*Required work*
Extract all lines that hold the string "matplotlib".

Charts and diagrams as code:
BEGIN
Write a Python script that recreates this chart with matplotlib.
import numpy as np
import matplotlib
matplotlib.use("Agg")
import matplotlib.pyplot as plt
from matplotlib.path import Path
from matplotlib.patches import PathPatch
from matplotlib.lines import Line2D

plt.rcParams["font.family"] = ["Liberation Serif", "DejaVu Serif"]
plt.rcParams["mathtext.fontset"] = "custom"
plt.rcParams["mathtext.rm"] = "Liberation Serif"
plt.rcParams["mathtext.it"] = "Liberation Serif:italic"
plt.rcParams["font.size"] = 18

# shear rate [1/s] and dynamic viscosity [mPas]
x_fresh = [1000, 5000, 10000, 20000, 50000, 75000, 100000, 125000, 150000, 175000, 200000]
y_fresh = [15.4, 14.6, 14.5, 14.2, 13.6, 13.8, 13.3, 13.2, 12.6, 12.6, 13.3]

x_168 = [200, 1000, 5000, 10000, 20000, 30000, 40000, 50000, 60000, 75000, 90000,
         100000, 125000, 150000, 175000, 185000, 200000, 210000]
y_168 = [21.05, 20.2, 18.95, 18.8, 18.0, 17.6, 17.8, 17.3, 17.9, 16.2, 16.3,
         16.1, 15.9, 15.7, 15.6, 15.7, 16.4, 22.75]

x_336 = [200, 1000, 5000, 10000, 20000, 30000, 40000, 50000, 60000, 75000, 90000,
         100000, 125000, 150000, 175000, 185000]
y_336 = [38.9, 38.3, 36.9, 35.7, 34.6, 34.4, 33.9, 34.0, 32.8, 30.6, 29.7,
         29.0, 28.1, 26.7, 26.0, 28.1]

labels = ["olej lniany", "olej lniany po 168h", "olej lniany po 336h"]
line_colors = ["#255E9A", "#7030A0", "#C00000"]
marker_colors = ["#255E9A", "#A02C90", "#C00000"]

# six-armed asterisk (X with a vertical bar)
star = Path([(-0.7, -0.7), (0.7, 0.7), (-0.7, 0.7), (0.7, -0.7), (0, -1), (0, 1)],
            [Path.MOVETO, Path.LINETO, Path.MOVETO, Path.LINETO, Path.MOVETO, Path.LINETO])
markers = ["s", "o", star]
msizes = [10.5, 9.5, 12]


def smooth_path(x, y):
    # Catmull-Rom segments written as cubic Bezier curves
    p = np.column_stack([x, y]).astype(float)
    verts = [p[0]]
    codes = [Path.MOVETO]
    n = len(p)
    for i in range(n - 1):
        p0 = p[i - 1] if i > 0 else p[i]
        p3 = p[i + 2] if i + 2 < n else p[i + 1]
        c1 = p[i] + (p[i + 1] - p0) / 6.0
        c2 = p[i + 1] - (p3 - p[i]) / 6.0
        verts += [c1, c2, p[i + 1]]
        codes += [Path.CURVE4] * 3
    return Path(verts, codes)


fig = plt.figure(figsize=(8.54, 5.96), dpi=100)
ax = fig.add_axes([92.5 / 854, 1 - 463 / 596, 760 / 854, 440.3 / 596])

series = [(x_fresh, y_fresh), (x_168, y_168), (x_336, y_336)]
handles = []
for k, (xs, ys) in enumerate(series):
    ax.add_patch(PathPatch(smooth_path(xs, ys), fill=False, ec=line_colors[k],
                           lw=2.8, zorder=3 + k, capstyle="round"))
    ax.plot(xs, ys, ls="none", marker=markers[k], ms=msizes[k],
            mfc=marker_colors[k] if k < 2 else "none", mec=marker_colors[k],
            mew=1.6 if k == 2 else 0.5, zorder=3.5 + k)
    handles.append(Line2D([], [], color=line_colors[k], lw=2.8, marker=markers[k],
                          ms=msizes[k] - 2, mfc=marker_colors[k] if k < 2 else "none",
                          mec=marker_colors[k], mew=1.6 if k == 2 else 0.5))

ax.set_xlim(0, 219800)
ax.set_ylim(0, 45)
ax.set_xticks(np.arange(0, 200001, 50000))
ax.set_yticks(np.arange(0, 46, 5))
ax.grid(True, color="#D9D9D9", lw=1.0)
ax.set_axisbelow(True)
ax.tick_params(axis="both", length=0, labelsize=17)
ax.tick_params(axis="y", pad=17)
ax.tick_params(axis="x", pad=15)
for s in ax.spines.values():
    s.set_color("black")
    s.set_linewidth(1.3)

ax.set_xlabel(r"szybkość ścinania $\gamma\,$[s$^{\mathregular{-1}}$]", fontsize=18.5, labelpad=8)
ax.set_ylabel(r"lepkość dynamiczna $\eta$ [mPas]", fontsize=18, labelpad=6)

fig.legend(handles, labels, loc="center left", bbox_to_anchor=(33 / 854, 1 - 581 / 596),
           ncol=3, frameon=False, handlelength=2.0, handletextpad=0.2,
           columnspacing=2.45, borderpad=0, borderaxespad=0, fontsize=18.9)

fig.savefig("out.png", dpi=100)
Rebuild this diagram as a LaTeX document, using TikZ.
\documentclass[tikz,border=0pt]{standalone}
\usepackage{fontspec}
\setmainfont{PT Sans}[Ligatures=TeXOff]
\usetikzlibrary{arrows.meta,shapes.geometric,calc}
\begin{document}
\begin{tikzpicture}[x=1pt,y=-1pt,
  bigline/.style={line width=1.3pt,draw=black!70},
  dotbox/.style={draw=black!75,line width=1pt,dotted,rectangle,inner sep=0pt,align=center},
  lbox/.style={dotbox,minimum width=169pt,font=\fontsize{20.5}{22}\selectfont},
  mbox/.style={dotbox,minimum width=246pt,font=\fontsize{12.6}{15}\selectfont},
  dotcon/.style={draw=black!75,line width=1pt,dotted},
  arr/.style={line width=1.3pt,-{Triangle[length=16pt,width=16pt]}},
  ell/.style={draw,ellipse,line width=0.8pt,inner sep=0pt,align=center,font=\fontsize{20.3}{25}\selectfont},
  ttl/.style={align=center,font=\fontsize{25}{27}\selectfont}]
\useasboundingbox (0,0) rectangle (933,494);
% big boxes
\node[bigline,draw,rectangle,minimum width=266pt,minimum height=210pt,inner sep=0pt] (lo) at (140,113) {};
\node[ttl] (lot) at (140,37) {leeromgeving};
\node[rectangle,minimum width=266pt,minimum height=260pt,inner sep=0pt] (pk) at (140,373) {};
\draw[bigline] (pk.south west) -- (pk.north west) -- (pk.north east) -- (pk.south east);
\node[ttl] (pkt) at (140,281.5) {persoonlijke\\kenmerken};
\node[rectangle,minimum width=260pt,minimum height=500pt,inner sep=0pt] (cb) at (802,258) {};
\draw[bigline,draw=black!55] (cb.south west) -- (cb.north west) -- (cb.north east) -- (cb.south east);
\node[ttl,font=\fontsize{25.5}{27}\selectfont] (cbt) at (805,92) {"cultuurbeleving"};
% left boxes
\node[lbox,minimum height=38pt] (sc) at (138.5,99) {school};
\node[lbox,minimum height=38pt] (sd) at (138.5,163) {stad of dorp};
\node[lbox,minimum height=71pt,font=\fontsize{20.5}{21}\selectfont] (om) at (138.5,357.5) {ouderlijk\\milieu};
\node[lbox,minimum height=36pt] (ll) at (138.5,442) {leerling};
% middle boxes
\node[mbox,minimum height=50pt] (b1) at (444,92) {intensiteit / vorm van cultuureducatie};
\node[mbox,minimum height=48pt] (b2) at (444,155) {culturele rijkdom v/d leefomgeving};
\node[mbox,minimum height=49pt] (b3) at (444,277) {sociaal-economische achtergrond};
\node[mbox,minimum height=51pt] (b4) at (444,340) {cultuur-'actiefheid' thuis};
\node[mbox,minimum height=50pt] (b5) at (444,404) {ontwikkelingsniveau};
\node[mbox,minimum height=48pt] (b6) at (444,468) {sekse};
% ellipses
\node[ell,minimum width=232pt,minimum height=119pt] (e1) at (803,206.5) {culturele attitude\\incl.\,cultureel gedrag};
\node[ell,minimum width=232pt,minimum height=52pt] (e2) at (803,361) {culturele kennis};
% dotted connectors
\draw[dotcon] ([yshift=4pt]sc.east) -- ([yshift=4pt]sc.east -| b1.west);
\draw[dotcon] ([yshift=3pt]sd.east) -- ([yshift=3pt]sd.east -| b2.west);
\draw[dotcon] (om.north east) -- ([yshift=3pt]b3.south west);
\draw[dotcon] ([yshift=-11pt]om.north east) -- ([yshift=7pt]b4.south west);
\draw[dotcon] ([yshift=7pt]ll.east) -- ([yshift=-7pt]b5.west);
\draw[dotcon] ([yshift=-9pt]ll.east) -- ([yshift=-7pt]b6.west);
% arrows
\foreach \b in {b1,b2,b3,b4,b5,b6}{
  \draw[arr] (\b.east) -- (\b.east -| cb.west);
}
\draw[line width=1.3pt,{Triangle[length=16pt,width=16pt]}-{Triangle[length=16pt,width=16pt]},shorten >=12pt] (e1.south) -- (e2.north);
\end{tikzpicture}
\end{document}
END
BEGIN
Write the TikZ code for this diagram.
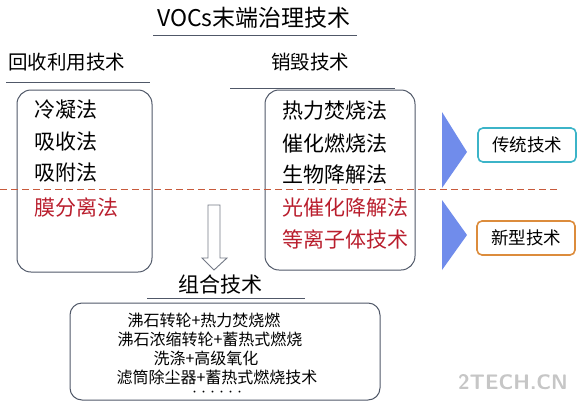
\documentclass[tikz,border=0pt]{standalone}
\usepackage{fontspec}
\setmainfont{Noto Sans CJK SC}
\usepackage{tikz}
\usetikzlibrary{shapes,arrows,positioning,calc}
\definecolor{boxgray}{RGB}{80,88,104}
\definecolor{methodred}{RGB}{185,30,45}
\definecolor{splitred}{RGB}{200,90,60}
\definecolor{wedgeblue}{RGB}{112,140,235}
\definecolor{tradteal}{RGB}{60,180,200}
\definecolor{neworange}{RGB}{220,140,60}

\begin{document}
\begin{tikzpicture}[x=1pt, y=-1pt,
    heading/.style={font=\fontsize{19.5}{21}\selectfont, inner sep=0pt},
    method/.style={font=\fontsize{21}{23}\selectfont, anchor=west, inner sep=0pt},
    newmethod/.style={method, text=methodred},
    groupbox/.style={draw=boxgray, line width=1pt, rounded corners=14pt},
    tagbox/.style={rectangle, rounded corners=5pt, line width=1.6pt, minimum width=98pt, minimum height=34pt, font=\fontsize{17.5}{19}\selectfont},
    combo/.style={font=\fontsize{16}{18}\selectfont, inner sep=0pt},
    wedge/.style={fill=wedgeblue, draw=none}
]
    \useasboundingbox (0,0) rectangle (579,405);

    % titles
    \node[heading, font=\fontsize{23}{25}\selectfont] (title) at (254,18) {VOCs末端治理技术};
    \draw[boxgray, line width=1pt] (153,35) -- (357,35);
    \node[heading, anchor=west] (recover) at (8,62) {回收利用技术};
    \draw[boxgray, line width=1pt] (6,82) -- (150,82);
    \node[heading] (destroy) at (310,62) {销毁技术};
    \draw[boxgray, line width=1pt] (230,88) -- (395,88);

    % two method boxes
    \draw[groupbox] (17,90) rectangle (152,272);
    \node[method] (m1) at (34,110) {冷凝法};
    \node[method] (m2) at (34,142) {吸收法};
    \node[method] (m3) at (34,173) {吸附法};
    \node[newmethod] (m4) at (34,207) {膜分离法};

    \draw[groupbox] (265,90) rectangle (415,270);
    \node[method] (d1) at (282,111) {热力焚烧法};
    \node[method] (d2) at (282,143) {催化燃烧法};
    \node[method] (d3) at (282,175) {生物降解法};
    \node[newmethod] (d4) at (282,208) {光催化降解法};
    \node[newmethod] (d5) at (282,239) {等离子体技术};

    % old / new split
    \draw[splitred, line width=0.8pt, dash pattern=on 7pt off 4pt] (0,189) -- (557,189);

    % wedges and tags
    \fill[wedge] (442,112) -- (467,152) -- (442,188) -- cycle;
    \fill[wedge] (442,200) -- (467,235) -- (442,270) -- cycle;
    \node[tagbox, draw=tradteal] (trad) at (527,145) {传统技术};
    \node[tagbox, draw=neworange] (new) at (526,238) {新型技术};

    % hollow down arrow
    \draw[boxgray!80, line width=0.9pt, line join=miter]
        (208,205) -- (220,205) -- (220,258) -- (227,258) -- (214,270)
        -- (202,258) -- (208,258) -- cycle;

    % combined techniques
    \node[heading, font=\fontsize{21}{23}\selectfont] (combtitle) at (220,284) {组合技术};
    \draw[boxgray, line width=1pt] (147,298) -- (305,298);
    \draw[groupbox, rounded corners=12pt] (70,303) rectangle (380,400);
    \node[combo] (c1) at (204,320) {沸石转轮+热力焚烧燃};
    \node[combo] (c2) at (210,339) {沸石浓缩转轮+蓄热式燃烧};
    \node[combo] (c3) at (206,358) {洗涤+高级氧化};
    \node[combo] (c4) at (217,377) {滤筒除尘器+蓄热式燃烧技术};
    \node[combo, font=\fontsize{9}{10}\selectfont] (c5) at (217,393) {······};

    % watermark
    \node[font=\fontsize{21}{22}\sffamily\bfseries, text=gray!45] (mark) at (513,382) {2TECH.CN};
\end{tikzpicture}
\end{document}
END
*Task answer*
Write a Python script that recreates this chart with matplotlib.
import matplotlib
matplotlib.use("Agg")
import matplotlib.pyplot as plt
from matplotlib.path import Path
from matplotlib.patches import PathPatch
from matplotlib.lines import Line2D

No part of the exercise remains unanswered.